When you design a space with a people-first philosophy, you design a space that serves multiple purposes. 

Pushkar says this is important because when a space can be used by different people in a variety of ways, “it creates more opportunities for connection” and “makes people feel like they’re a part of something.” So, you take it a step further and after asking “Who is this space for?” you might ask “How will this space be used?”

The answer will vary depending on the kind of public space it is. Pushkar, who has worked on several community centre master plans, says that for a community centre, it can mean considering an assortment of spaces: a nook to eat lunch, a quiet or distraction-free zone for neurodiverse visitors, an enclosed room for a book club meeting, a semi-open lounge to host Diwali, Eid, or the Lunar New Year, or an outdoor space that connects people to nature.

For a plaza or pavilion, like the Harrison McCain Pavilion at Beaverbrook Art Gallery, you can combine different kinds of seating to accommodate various mobility levels or use colour strategically to enhance wayfinding.

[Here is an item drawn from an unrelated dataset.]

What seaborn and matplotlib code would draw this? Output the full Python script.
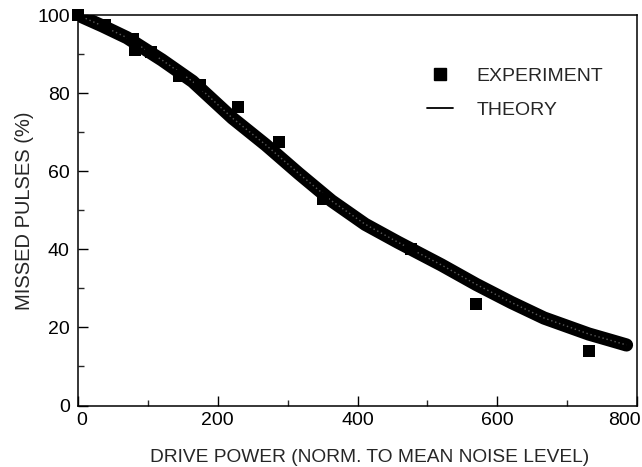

And for a recreation centre, you might consider reflection or meditation spaces in addition to spaces for sporting activities. 

Centering the health and comfort of users in public space design

Then you might ask, “What will people need while they’re here?” or “How else can this space be made accessible, comfortable, and beautiful?”

For Bridgman and Pushkar, features that prioritize our well-being are necessary: large windows to provide access to fresh air and daylight; surrounding green spaces to maintain the connection between the indoors and the outdoors; and washrooms for all (gender-neutral washrooms, accessible restrooms, universal changing rooms) so everyone can access public washrooms safely and with dignity.

Bridgman suggests using natural materials, like wood or stone, for the interiors because they bring warmth into a space organically. While Pushkar adds that incorporating art on arrival — a painting on the ground floor, a sculpture by the entrance, an art installation outside the building — is a great way to highlight a community’s cultural identity. It also gives people an opportunity to connect with the space before they’re approached by (or need to approach) an attendant or a guard.

And both emphasize that the best public spaces create a sense of belonging by being inclusive and welcoming for people at all stages of life — “so everyone in the community can enjoy it.”